When the working-liquid is water and the bain-marie is used at sea level, the maximum temperature of the material in the lower container will not exceed 100 degrees Celsius (the boiling point of water at sea level). Using different working-liquids (oils, salt solutions, etc.) in the lower container will result in different maximum temperatures.

Alternatives

A contemporary alternative to the traditional, liquid-filled bain-marie is the electric "dry-heat" bain-marie, heated by element below both pots. The dry-heat form of electric bains-marie often consumes less energy, requires little cleaning, and can be heated more quickly than traditional versions. They can also operate at higher temperatures, and are often much less expensive than their traditional counterparts.

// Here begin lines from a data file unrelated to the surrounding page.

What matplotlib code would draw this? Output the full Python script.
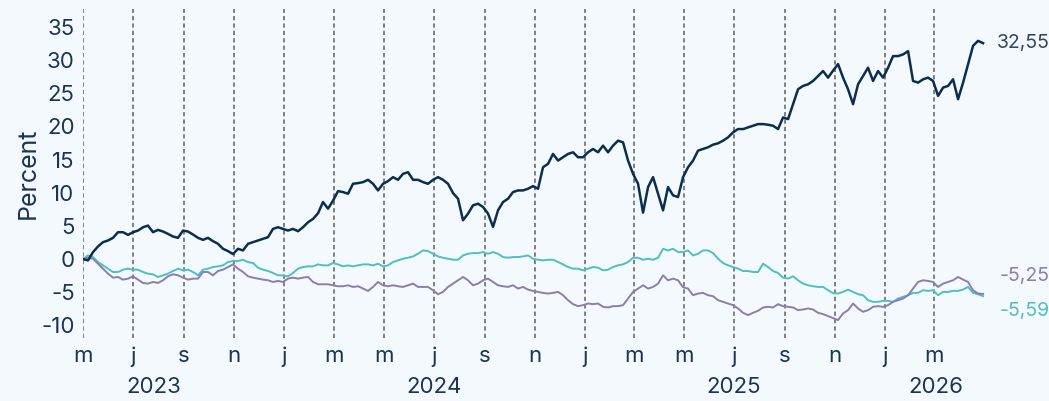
import matplotlib
matplotlib.use("Agg")
import matplotlib.pyplot as plt
import pandas as pd
import numpy as np

# ---- data (percent change since start) ----
start_date = "2023-05-01"
end_date = "2026-04-30"

dark_series = [
    0.0, -0.2, 1.05, 1.9, 2.55, 2.8, 3.2, 4.05, 4.05, 3.65, 4.05, 4.3, 4.8, 5.05, 4.05, 4.4,
    4.15, 3.8, 3.4, 3.2, 4.3, 4.15, 3.7, 3.2, 2.9, 3.2, 2.7, 2.3, 1.55, 1.2, 0.75,
    1.55, 1.3, 2.3, 2.55, 2.8, 3.05, 3.3, 4.55, 4.8, 4.55, 4.3, 4.55, 4.2, 4.8, 5.55, 6.05,
    6.9, 8.6, 7.6, 8.8, 10.25, 10.1, 9.85, 11.35, 11.45, 11.6, 11.95, 11.35, 10.35, 11.35,
    11.75, 12.35, 11.95, 12.85, 13.1, 11.95, 11.95, 11.6, 11.35, 11.95, 12.35, 11.95, 11.35,
    9.95, 9.1, 5.85, 6.85, 8.1, 8.35, 7.85, 6.85, 4.85, 7.35, 8.6, 9.1, 10.1, 10.35, 10.35,
    10.6, 11.0,
    10.6, 13.85, 14.35, 15.85, 14.85, 15.35, 15.85, 16.1, 15.35, 15.35, 16.1, 16.6, 16.1,
    17.1, 16.1, 17.1, 17.85, 17.6, 14.85, 12.85, 11.35, 7.0, 10.85, 12.35, 9.85, 7.35,
    10.85, 9.6, 9.35, 12.35,
    13.85, 14.85, 16.35, 16.6, 16.85, 17.25, 17.45, 17.85, 18.35, 19.1, 19.6, 19.6, 19.85,
    20.1, 20.35, 20.35, 20.25, 20.1, 19.6, 21.35, 21.1, 23.35, 25.6, 26.1, 26.35, 26.85,
    27.6, 28.35, 27.35, 28.4,
    29.4, 27.35, 25.6, 23.35, 26.35, 27.6, 28.85, 26.85, 28.35, 27.35, 28.85, 30.6, 30.6,
    30.85, 31.35, 26.85, 26.6, 27.1, 27.35, 26.85, 24.6, 25.85, 26.1, 27.1, 24.1, 26.6,
    29.4, 32.15, 32.9, 32.55,
]

teal_series = [
    0.0, 0.55, 0.3, -0.45, -0.95, -1.45, -1.95, -1.95, -1.6, -1.45, -1.6, -1.6, -1.95, -2.2,
    -2.3, -2.7, -2.45, -2.2, -1.8, -1.45, -1.7, -1.6, -1.95, -2.45, -1.6, -1.45, -1.2, -1.1,
    -0.95, -0.45, -0.3,
    -0.3, -0.1, -0.45, -0.6, -1.3, -1.6, -1.8, -2.1, -2.45, -2.45, -2.6, -2.1, -1.45, -1.2,
    -1.1, -1.1, -0.8, -0.95, -0.95, -0.6, -0.8, -1.1, -0.95, -1.1, -0.95, -0.8, -0.8, -0.95,
    -0.7, -1.1,
    -0.95, -0.45, -0.2, 0.05, 0.2, 0.4, 0.8, 1.3, 1.2, 0.8, 0.4, 0.2, 0.05, -0.1, -0.1, 0.55,
    0.8, 0.9, 0.9, 1.05, 0.8, 1.05, 0.8, 0.3, 0.2, 0.3, 0.3, 0.4, 0.55, 0.05,
    -0.1, -0.2, -0.1, -0.1, -0.45, -0.8, -1.2, -1.45, -1.45, -1.7, -1.45, -1.2, -1.3, -1.7,
    -1.6, -1.2, -0.95, -0.8, -0.45, 0.2, 0.2, -0.1, 0.05, -0.1, 0.2, 1.55, 1.3, 1.55, 1.05,
    1.05,
    1.3, 0.55, 0.8, 1.3, 1.3, 0.9, 0.05, -0.6, -0.95, -1.2, -1.45, -1.8, -1.8, -1.95, -1.95,
    -0.7, -1.2, -1.8, -2.1, -2.8, -2.95, -2.6, -3.2, -3.7, -3.95, -4.1, -4.2, -4.2, -4.7,
    -5.15,
    -5.2, -4.95, -4.6, -4.95, -5.3, -5.45, -6.2, -6.45, -6.45, -6.3, -6.3, -6.45, -5.95,
    -5.7, -5.45, -5.1, -5.1, -4.7, -4.8, -4.7, -5.45, -4.95, -4.95, -4.8, -4.8, -4.6, -4.2,
    -5.1, -5.3, -5.59,
]

purple_series = [
    0.0, 0.2, 0.05, -0.7, -1.45, -2.2, -2.8, -2.7, -3.1, -2.95, -2.6, -3.1, -3.6, -3.7,
    -3.45, -3.6, -3.2, -2.6, -2.3, -2.45, -2.8, -3.1, -2.95, -2.95, -1.95, -1.95, -2.45,
    -1.8, -1.6, -1.2, -0.8,
    -1.45, -1.95, -2.6, -2.8, -2.95, -3.1, -3.2, -3.45, -3.3, -3.45, -2.95, -2.8, -2.95,
    -2.8, -2.7, -3.45, -3.8, -3.8, -3.8, -3.95, -4.1, -4.1, -3.95, -4.2, -4.1, -4.45, -4.8,
    -4.2, -3.45, -3.95,
    -4.1, -3.95, -4.1, -4.2, -3.95, -3.7, -4.2, -4.2, -4.2, -4.7, -5.3, -4.95, -4.2, -3.7,
    -3.2, -2.7, -3.2, -3.95, -3.7, -3.2, -2.95, -3.45, -3.95, -4.1, -4.2, -3.95, -4.45,
    -4.2, -4.6, -4.8,
    -4.95, -5.1, -5.2, -5.1, -4.95, -5.45, -6.2, -6.8, -7.1, -6.95, -6.7, -6.8, -6.7, -7.2,
    -7.3, -7.1, -7.1, -6.95, -5.95, -4.95, -4.45, -3.95, -4.45, -4.2, -3.7, -2.45, -3.2,
    -2.95, -3.2, -4.25,
    -4.45, -5.45, -5.2, -5.1, -5.45, -5.6, -6.2, -6.45, -6.7, -6.95, -7.45, -8.1, -8.45,
    -8.1, -7.8, -7.3, -7.2, -7.3, -6.8, -7.1, -7.2, -7.3, -7.7, -7.6, -7.45, -7.6, -8.1,
    -8.3, -8.6, -8.9,
    -9.2, -8.2, -7.7, -6.7, -7.45, -7.95, -7.7, -7.2, -7.1, -7.2, -6.95, -6.45, -6.2, -5.95,
    -5.45, -4.45, -3.45, -3.2, -3.3, -3.45, -4.2, -3.7, -3.45, -3.2, -2.7, -3.1, -3.45,
    -4.7, -5.2, -5.25,
]

end_labels = ["32,55", "-5,25", "-5,59"]
month_labels = ["m", "j", "s", "n", "j", "m", "m", "j", "s", "n", "j", "m",
                "m", "j", "s", "n", "j", "m"]
year_labels = ["2023", "2024", "2025", "2026"]
year_label_dates = ["2023-07-26", "2024-07-01", "2025-07-01", "2026-03-03"]
y_ticks = [-10, -5, 0, 5, 10, 15, 20, 25, 30, 35]

# ---- style ----
BG = "#F4F9FD"
C_DARK = "#0B2E50"
C_TEAL = "#4DBFC5"
C_PURP = "#8B7DAE"
C_TEXT = "#1B3358"

plt.rcParams["font.family"] = ["Inter", "DejaVu Sans"]
plt.rcParams["axes.unicode_minus"] = False

dates = pd.date_range(start_date, end_date, periods=len(dark_series))

fig = plt.figure(figsize=(10.49, 4.01), dpi=100, facecolor=BG)
ax = fig.add_axes([83 / 1049, 1 - 338 / 401, (988 - 83) / 1049, (338 - 9) / 401])
ax.set_facecolor(BG)

ax.plot(dates, teal_series, color=C_TEAL, lw=1.4, zorder=3)
ax.plot(dates, purple_series, color=C_PURP, lw=1.4, zorder=3)
ax.plot(dates, dark_series, color=C_DARK, lw=1.8, zorder=4)

ax.set_ylim(-11.9, 37.7)
ax.set_xlim(pd.Timestamp(start_date), pd.Timestamp("2026-05-06"))

tick_dates = pd.date_range("2023-05-01", periods=len(month_labels), freq="2MS")
ax.set_xticks(tick_dates)
ax.set_xticklabels(month_labels)
ax.set_yticks(y_ticks)
ax.set_yticklabels([str(v) for v in y_ticks])

for s in ax.spines.values():
    s.set_visible(False)
ax.tick_params(axis="both", length=0, labelsize=16, colors=C_TEXT)
ax.tick_params(axis="y", pad=6)
ax.tick_params(axis="x", pad=6)

ax.grid(axis="x", color="#808080", linestyle=(0, (2.2, 1.6)), linewidth=1.4, zorder=1)
ax.grid(axis="y", visible=False)

ax.set_ylabel("Percent", fontsize=18, color=C_TEXT, labelpad=1)

trans = matplotlib.transforms.blended_transform_factory(ax.transData, fig.transFigure)
for lab, d in zip(year_labels, year_label_dates):
    ax.text(pd.Timestamp(d), 1 - 387 / 401, lab, transform=trans, ha="center", va="center",
            fontsize=16, color=C_TEXT)

last = dates[-1]
ax.annotate(end_labels[0], xy=(last, dark_series[-1]), xytext=(14, 0), textcoords="offset pixels",
            ha="left", va="center", fontsize=14, color="#33455E",
            annotation_clip=False)
ax.annotate(end_labels[1], xy=(last, purple_series[-1]), xytext=(17, 18), textcoords="offset pixels",
            ha="left", va="center", fontsize=14, color=C_PURP,
            annotation_clip=False)
ax.annotate(end_labels[2], xy=(last, teal_series[-1]), xytext=(17, -15), textcoords="offset pixels",
            ha="left", va="center", fontsize=14, color=C_TEAL,
            annotation_clip=False)

fig.savefig("out.png", dpi=100, facecolor=BG)
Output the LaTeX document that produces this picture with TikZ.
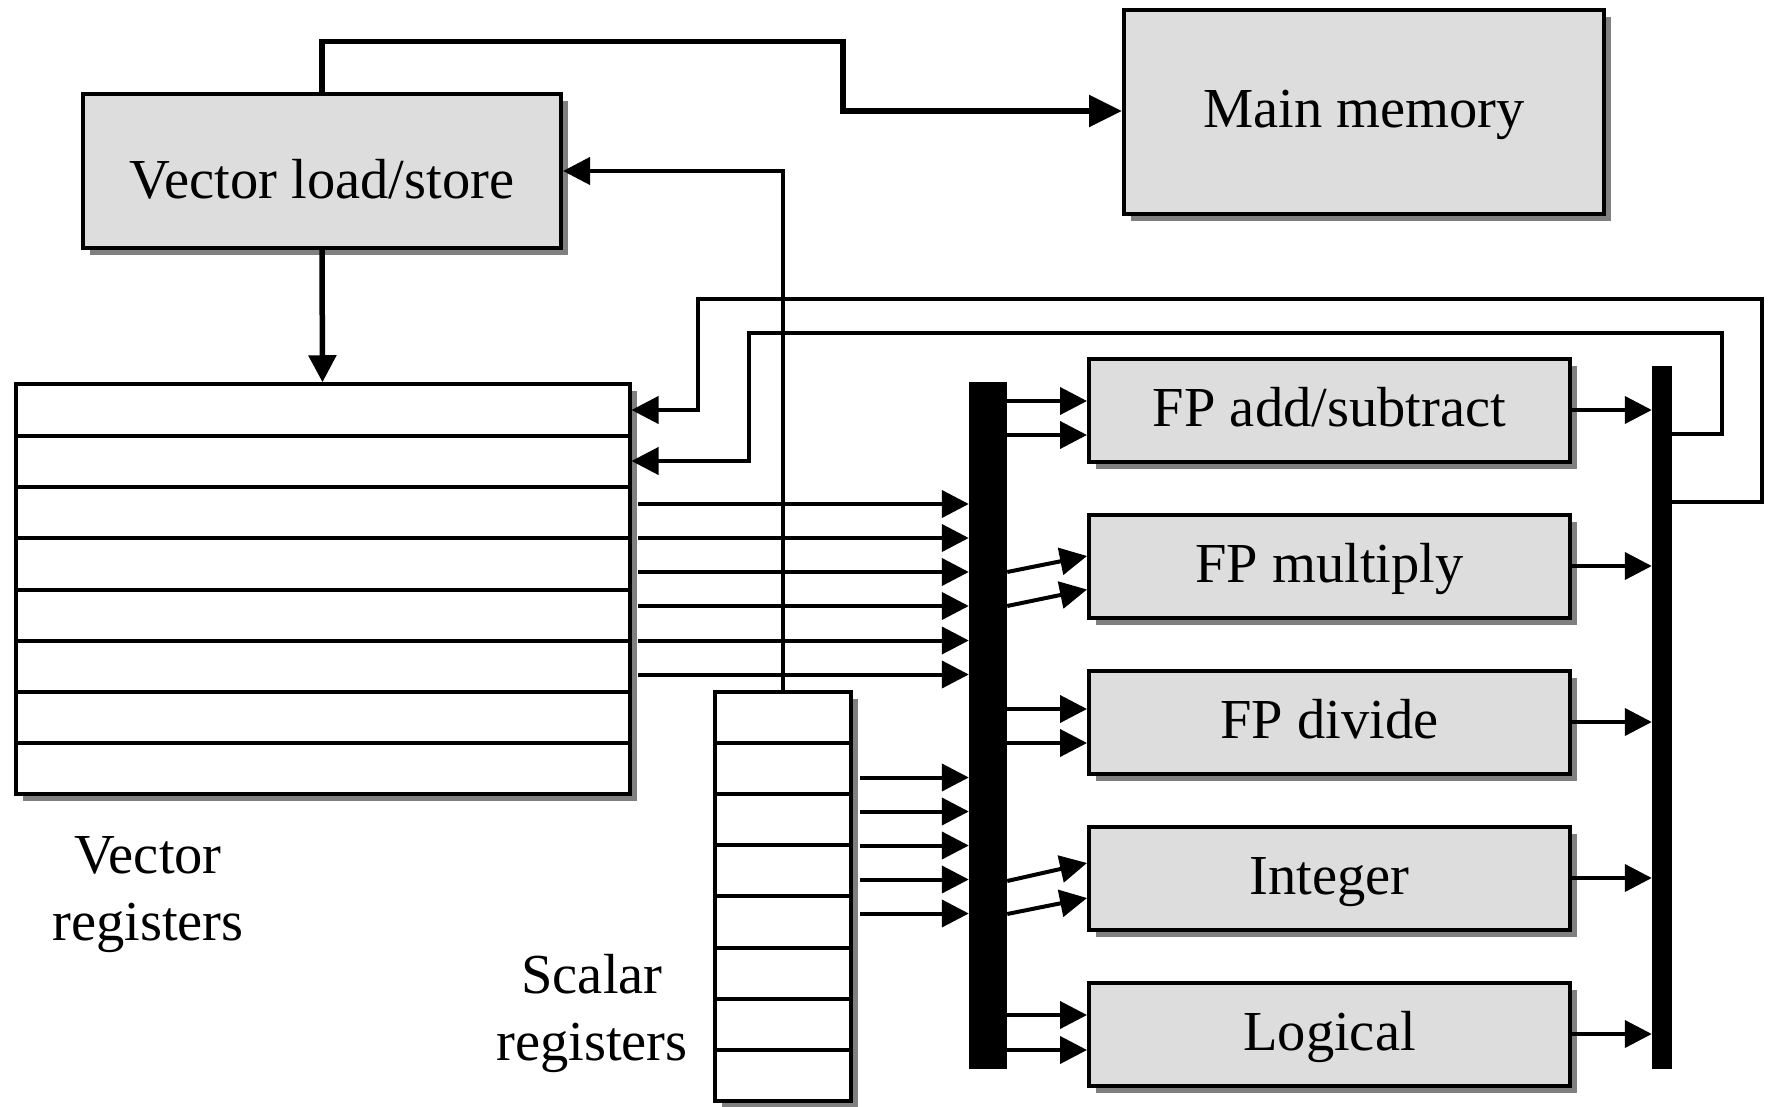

Electric bains-marie can also be wet, using either hot water or vapor, or steam, in the heating process. The open, bath-type bain-marie heats via a small, hot-water tub (or "bath"), and the vapour-type bain-marie heats with scalding-hot steam.

Culinary applications

  • Cheesecake is often baked in a bain-marie to prevent the top from cracking in the center.
  • Custard may be cooked in a bain-marie to keep a crust from forming on the outside of the custard before the interior is fully cooked.
  • Classic warm sauces, such as Hollandaise and beurre blanc, requiring heat to emulsify the mixture but not enough to curdle or "split" the sauce, are often cooked using a bain-marie.
  • Some charcuterie such as terrines and pâtés are cooked in an "oven-type" bain-marie.
  • Thickening of condensed milk, such as in confection-making, is done easily in a bain-marie.
  • Controlled-temperature bains-marie can be used to heat frozen breast milk before feedings.
  • Bains-marie can be used in place of chafing dishes for keeping foods warm for long periods of time, where stovetops or hot plates are inconvenient or too powerful.

Terminology

Bains-marie were originally developed for use in the practice of alchemy, when alchemists needed a way to slowly and gently heat materials. In that early form of chemical science, it was believed by many that the best way to heat certain materials was to mimic the supposed natural processes, occurring in the earth's core, by which precious metals were germinated.

The device's invention is popularly attributed to Mary the Jewess, an ancient alchemist traditionally supposed to have been Miriam, a sister of Moses. The name comes from the medieval-Latin term balneum (or balineum) Mariae — literally, Mary's bath — from which the French bain de Marie, or bain-marie, is derived.